*Instructions for the task*. From the records below, print only the part that opens with the line containing "Convert this diagram to TikZ code." and closes with the line containing "(0,0) rectangle (998,501);"; omit the pictures.
--------------------
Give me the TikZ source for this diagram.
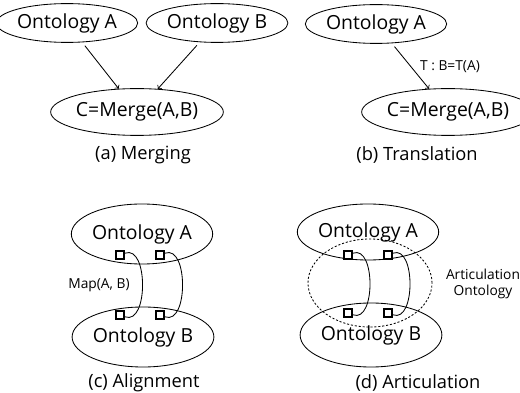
\documentclass[tikz,border=0pt]{standalone}
\usepackage{fontspec}
\setmainfont{Open Sans}
\usetikzlibrary{shapes.geometric}

\tikzset{
  onto/.style={ellipse, draw, inner sep=0pt, font=\fontsize{13.8}{16}\selectfont},
  elem/.style={draw, fill=white, line width=1.7pt, inner sep=0pt, minimum size=5.5pt},
  capt/.style={font=\fontsize{13}{15}\selectfont},
  note/.style={font=\fontsize{9.8}{11.5}\selectfont},
}

\begin{document}
\begin{tikzpicture}[x=0.025cm, y=-0.025cm, line width=0.6pt]
	\useasboundingbox (0,0) rectangle (520,393);
	% (a) merging
	\node[onto, minimum width=3.1cm, minimum height=0.97cm] (ma) at (67,23) {Ontology A};
	\node[onto, minimum width=3.1cm, minimum height=0.97cm] (mb) at (217,23) {Ontology B};
	\node[onto, minimum width=3.5cm, minimum height=1.17cm] (mc) at (137,112) {C=Merge(A,B)};
	\draw[->, shorten <=3pt] (ma) -- (mc);
	\draw[->, shorten <=3pt] (mb) -- (mc);
	\node[capt] (mcap) at (143,155) {(a) Merging};
	% (b) translation
	\node[onto, minimum width=3.1cm, minimum height=0.97cm] (ta) at (376,24) {Ontology A};
	\node[onto, minimum width=3.5cm, minimum height=1.17cm] (tc) at (448,112) {C=Merge(A,B)};
	\draw[->, shorten <=3pt] (ta) -- (tc);
	\node[note] (tlab) at (450,67) {T : B=T(A)};
	\node[capt] (tcap) at (417,155) {(b) Translation};
	% (c) alignment
	\node[onto, minimum width=3cm, minimum height=1.5cm] (aa) at (142,234) {Ontology A};
	\node[onto, minimum width=3cm, minimum height=1.5cm] (ab) at (143,337) {Ontology B};
	\foreach \x/\n in {120/1, 160/2} {
		\node[elem] (aa\n) at (\x,255) {};
		\node[elem] (ab\n) at (\x,315) {};
		\draw (aa\n) to[out=20, in=-20] (ab\n);
	}
	\node[note] (alab) at (99,285) {Map(A, B)};
	\node[capt] (acap) at (144,383) {(c) Alignment};
	% (d) articulation
	\node[ellipse, draw, dash pattern=on 1.5pt off 1.3pt, minimum width=3.1cm, minimum height=2.2cm] (ro) at (370,283) {};
	\node[onto, minimum width=3cm, minimum height=1.4cm] (ra) at (368,232) {Ontology A};
	\node[onto, minimum width=3.05cm, minimum height=1.6cm] (rb) at (371,335) {Ontology B};
	\foreach \x/\n in {348/1, 388/2} {
		\node[elem] (ra\n) at (\x,255) {};
		\node[elem] (rb\n) at (\x,313) {};
		\draw (ra\n) to[out=20, in=-20] (rb\n);
	}
	\node[note, align=center] (rlab) at (483,284) {Articulation\\Ontology};
	\node[capt] (rcap) at (418,383) {(d) Articulation};
\end{tikzpicture}
\end{document}
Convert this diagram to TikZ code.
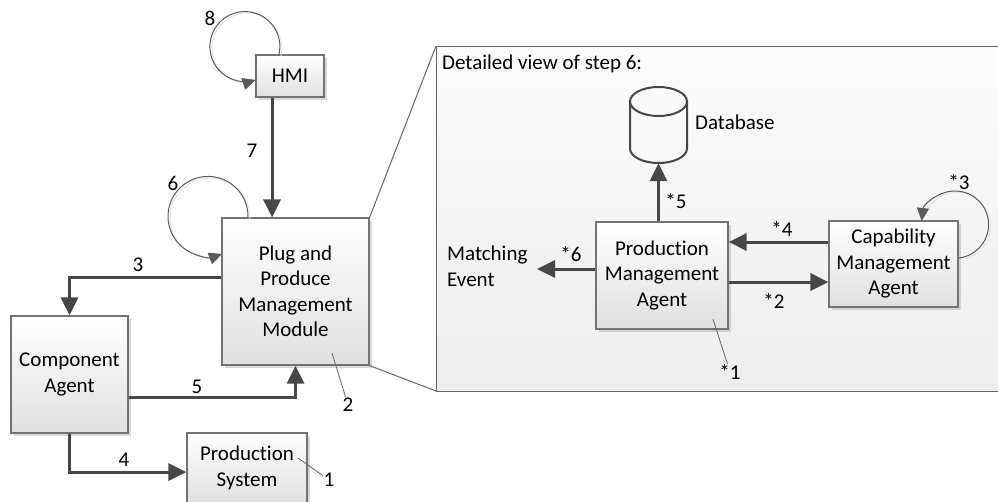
\documentclass[tikz,border=0pt]{standalone}
\usepackage{fontspec}
\setmainfont{Carlito}[Ligatures=NoCommon]
\usetikzlibrary{arrows.meta,shadows,calc}
\begin{document}
\begin{tikzpicture}[x=1pt,y=-1pt,
  font=\fontsize{21pt}{25.5pt}\selectfont,
  box/.style={draw=black!55, line width=1.2pt, top color=white, bottom color=black!12,
    align=center, inner sep=0pt,
    drop shadow={shadow xshift=3pt, shadow yshift=-3pt, fill=black!30, opacity=0.5}},
  arr/.style={draw=black!72, line width=3pt, -{Triangle[length=18pt,width=17pt]}},
  selfloop/.style={draw=black!65, line width=1pt, -{Triangle[length=13pt,width=12pt]}},
  loopshade/.style={draw=black!10, line width=1pt},
  leader/.style={draw=black!60, line width=0.8pt},
  fan/.style={draw=black!60, line width=1pt},
  lbl/.style={inner sep=0.5pt},
]
\useasboundingbox (0,0) rectangle (998,501);

% detail panel
\coordinate (ptl) at (436,46);
\coordinate (pbl) at (436,391);
\coordinate (pbr) at (1012,391);
\path[draw=black!60, line width=1pt, top color=black!1, bottom color=black!7] (ptl) rectangle (pbr);
\node[anchor=west, inner sep=0pt] (title) at (442,64) {Detailed view of step 6:};

% boxes
\node[box, minimum width=68pt, minimum height=42pt] (hmi) at (290,76) {HMI};
\node[box, minimum width=147pt, minimum height=147pt] (ppmm) at (295.5,291.5) {Plug and\\Produce\\Management\\Module};
\node[box, minimum width=117pt, minimum height=117pt] (ca) at (69.5,374.5) {Component\\Agent};
\node[box, minimum width=120pt, minimum height=70pt] (ps) at (247,468) {Production\\System};
\node[box, minimum width=132pt, minimum height=107pt] (pma) at (662,275.5) {Production\\Management\\Agent};
\node[box, minimum width=129pt, minimum height=86pt] (cma) at (893.5,264) {Capability\\Management\\Agent};

% fan lines to the detail panel
\draw[fan] (ppmm.north east) -- (ptl);
\draw[fan] (ppmm.south east) -- (pbl);

% database
\draw[line width=2pt, draw=black!72] (630,101.5) -- (630,148.5)
  arc[start angle=180, end angle=0, x radius=28.5, y radius=14.5] -- (687,101.5);
\draw[line width=2pt, draw=black!72] (658.5,101.5) ellipse [x radius=28.5, y radius=14.5];
\node[minimum width=57pt, minimum height=76pt, inner sep=0pt] (db) at (658.5,125) {};
\node[anchor=west, inner sep=0pt] (dbl) at (695,122) {Database};

\node[anchor=west, align=left, inner sep=0pt] (me) at (447,266.5) {Matching\\Event};

% thick arrows
\coordinate (h7) at ([xshift=-18pt]hmi.south);
\draw[arr] (h7) -- (h7 |- ppmm.north);
\coordinate (p3) at ([yshift=14.5pt]ppmm.west);
\draw[arr] (p3) -| (ca.north);
\coordinate (c5) at ([yshift=-22.5pt]ca.east);
\draw[arr] (c5) -| (ppmm.south);
\coordinate (s4) at ([yshift=-4pt]ps.west);
\draw[arr] (ca.south) |- (s4);
\draw[arr] (db.south |- pma.north) -- (db.south);
\coordinate (a4) at ([yshift=22pt]cma.west);
\draw[arr] (a4) -- (a4 -| pma.east);
\coordinate (a2) at ([yshift=-18pt]cma.west);
\draw[arr] (a2 -| pma.east) -- (a2);
\coordinate (e6) at (537,269);
\draw[arr] (pma.west |- e6) -- (e6);

% self loops
\draw[loopshade] ([xshift=-9pt,yshift=-1.5pt]hmi.north) arc[start angle=12.9, end angle=-280, radius=35];
\draw[selfloop] ([xshift=-11pt]hmi.north) arc[start angle=12.9, end angle=-288, radius=35];
\draw[loopshade] ([xshift=-45.5pt,yshift=-1.5pt]ppmm.north) arc[start angle=1.4, end angle=-282, radius=40];
\draw[selfloop] ([xshift=-47.5pt]ppmm.north) arc[start angle=1.4, end angle=-290.5, radius=40];
\draw[loopshade] ([xshift=2pt,yshift=4.5pt]cma.east) arc[start angle=83.8, end angle=-165, radius=33.6];
\draw[selfloop] ([yshift=6pt]cma.east) arc[start angle=83.8, end angle=-173.8, radius=33.6];

% labels
\node[lbl] (l8) at (210,18) {8};
\node[lbl] (l7) at (252,151) {7};
\node[lbl] (l6) at (173,183) {6};
\node[lbl] (l3) at (138,265) {3};
\node[lbl] (l5) at (197,387) {5};
\node[lbl] (l4) at (124,460) {4};
\node[lbl] (l2) at (348,405) {2};
\node[lbl] (l1) at (329,480) {1};
\node[lbl] (s5) at (676,201) {*5};
\node[lbl] (s4l) at (782,229) {*4};
\node[lbl] (s2) at (774,301) {*2};
\node[lbl] (s6) at (571,254) {*6};
\node[lbl] (s3) at (959,182) {*3};
\node[lbl] (s1) at (730,372) {*1};

% leader lines
\coordinate (q2) at (332,353);
\draw[leader] (q2) -- (l2);
\coordinate (q1) at (298,458);
\draw[leader] (q1) -- (l1);
\coordinate (qs1) at (713,319);
\draw[leader] (qs1) -- (s1);
\end{tikzpicture}
\end{document}
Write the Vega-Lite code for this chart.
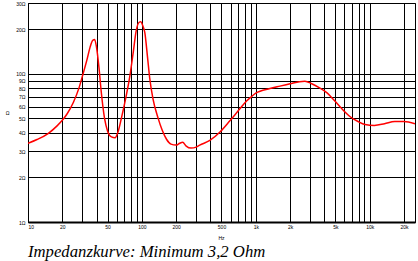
{
  "$schema": "https://vega.github.io/schema/vega-lite/v6.json",
  "width": 387,
  "height": 219,
  "autosize": {"type": "none"},
  "padding": {"left": 28, "top": 3, "right": 3, "bottom": 39},
  "background": "white",
  "config": {
    "view": {"stroke": "black", "strokeWidth": 1},
    "axis": {
      "grid": true, "gridColor": "black", "gridOpacity": 1, "gridWidth": 1,
      "ticks": false, "domainColor": "black",
      "labelFont": "Liberation Sans", "labelFontSize": 5, "labelColor": "black",
      "titleFont": "Liberation Sans", "titleFontSize": 5, "titleFontWeight": "normal", "titleColor": "black"
    }
  },
  "title": {
    "text": "Impedanzkurve: Minimum 3,2 Ohm",
    "orient": "bottom", "anchor": "start", "frame": "group",
    "font": "Liberation Serif", "fontStyle": "italic", "fontWeight": "normal",
    "fontSize": 16.7, "color": "black", "offset": 4
  },
  "data": {"values": [
    {"f": 10, "z": 3.4}, {"f": 12, "z": 3.6}, {"f": 15, "z": 3.95}, {"f": 18, "z": 4.45},
    {"f": 20, "z": 4.85}, {"f": 22, "z": 5.35}, {"f": 25, "z": 6.4}, {"f": 28, "z": 8.0},
    {"f": 30, "z": 9.6}, {"f": 33, "z": 12.5}, {"f": 35, "z": 15.0}, {"f": 37, "z": 16.8},
    {"f": 38.5, "z": 17.0}, {"f": 40, "z": 15.0}, {"f": 42, "z": 11.0}, {"f": 44, "z": 7.5},
    {"f": 47, "z": 5.0}, {"f": 50, "z": 4.1}, {"f": 54, "z": 3.75}, {"f": 58, "z": 3.7},
    {"f": 62, "z": 4.1}, {"f": 66, "z": 5.0}, {"f": 72, "z": 6.8}, {"f": 78, "z": 9.4},
    {"f": 84, "z": 14.0}, {"f": 89, "z": 19.4}, {"f": 95, "z": 22.3}, {"f": 98, "z": 22.4},
    {"f": 102, "z": 21.0}, {"f": 106, "z": 19.0}, {"f": 112, "z": 13.0}, {"f": 117, "z": 9.4},
    {"f": 125, "z": 6.8}, {"f": 139, "z": 5.0}, {"f": 150, "z": 4.2}, {"f": 165, "z": 3.6},
    {"f": 180, "z": 3.35}, {"f": 200, "z": 3.3}, {"f": 215, "z": 3.4}, {"f": 228, "z": 3.45},
    {"f": 245, "z": 3.25}, {"f": 270, "z": 3.15}, {"f": 300, "z": 3.2}, {"f": 322, "z": 3.3},
    {"f": 395, "z": 3.55}, {"f": 485, "z": 4.05}, {"f": 590, "z": 4.8}, {"f": 725, "z": 5.8},
    {"f": 830, "z": 6.55}, {"f": 914, "z": 7.0}, {"f": 1000, "z": 7.4}, {"f": 1330, "z": 7.95},
    {"f": 1630, "z": 8.25}, {"f": 2000, "z": 8.55}, {"f": 2420, "z": 8.84}, {"f": 2700, "z": 8.9},
    {"f": 3100, "z": 8.56}, {"f": 3600, "z": 8.06}, {"f": 4200, "z": 7.45}, {"f": 4900, "z": 6.6},
    {"f": 5700, "z": 5.8}, {"f": 6700, "z": 5.15}, {"f": 7900, "z": 4.76}, {"f": 9100, "z": 4.54},
    {"f": 11000, "z": 4.48}, {"f": 13500, "z": 4.6}, {"f": 16600, "z": 4.76}, {"f": 20000, "z": 4.76},
    {"f": 25000, "z": 4.6}
  ]},
  "mark": {"type": "line", "color": "#ff0000", "strokeWidth": 1.5, "interpolate": "monotone", "clip": true},
  "encoding": {
    "x": {
      "field": "f", "type": "quantitative",
      "scale": {"type": "log", "domain": [10, 25000], "nice": false},
      "axis": {
        "values": [10, 20, 30, 40, 50, 60, 70, 80, 90, 100, 200, 300, 400, 500, 600, 700, 800, 900, 1000, 2000, 3000, 4000, 5000, 6000, 7000, 8000, 9000, 10000, 20000],
        "labelExpr": "indexof([10,20,50,100,200,500],datum.value) >= 0 ? datum.value + '' : (indexof([1000,2000,5000,10000,20000],datum.value) >= 0 ? (datum.value/1000) + 'k' : '')",
        "domainWidth": 2, "labelPadding": 2,
        "title": "Hz", "titleX": 193, "titleY": 13
      }
    },
    "y": {
      "field": "z", "type": "quantitative",
      "scale": {"type": "log", "domain": [1, 30], "nice": false},
      "axis": {
        "values": [1, 2, 3, 4, 5, 6, 7, 8, 9, 10, 20, 30],
        "labelExpr": "datum.value + 'Ω'",
        "labelPadding": 3, "labelFlush": false,
        "title": "Ω", "titleAngle": 0, "titleX": -21, "titleY": 112
      }
    }
  }
}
--------------------
*Answer for this exercise*.
Convert this diagram to TikZ code.
\documentclass[tikz,border=0pt]{standalone}
\usepackage{fontspec}
\setmainfont{Carlito}[Ligatures=NoCommon]
\usetikzlibrary{arrows.meta,shadows,calc}
\begin{document}
\begin{tikzpicture}[x=1pt,y=-1pt,
  font=\fontsize{21pt}{25.5pt}\selectfont,
  box/.style={draw=black!55, line width=1.2pt, top color=white, bottom color=black!12,
    align=center, inner sep=0pt,
    drop shadow={shadow xshift=3pt, shadow yshift=-3pt, fill=black!30, opacity=0.5}},
  arr/.style={draw=black!72, line width=3pt, -{Triangle[length=18pt,width=17pt]}},
  selfloop/.style={draw=black!65, line width=1pt, -{Triangle[length=13pt,width=12pt]}},
  loopshade/.style={draw=black!10, line width=1pt},
  leader/.style={draw=black!60, line width=0.8pt},
  fan/.style={draw=black!60, line width=1pt},
  lbl/.style={inner sep=0.5pt},
]
\useasboundingbox (0,0) rectangle (998,501);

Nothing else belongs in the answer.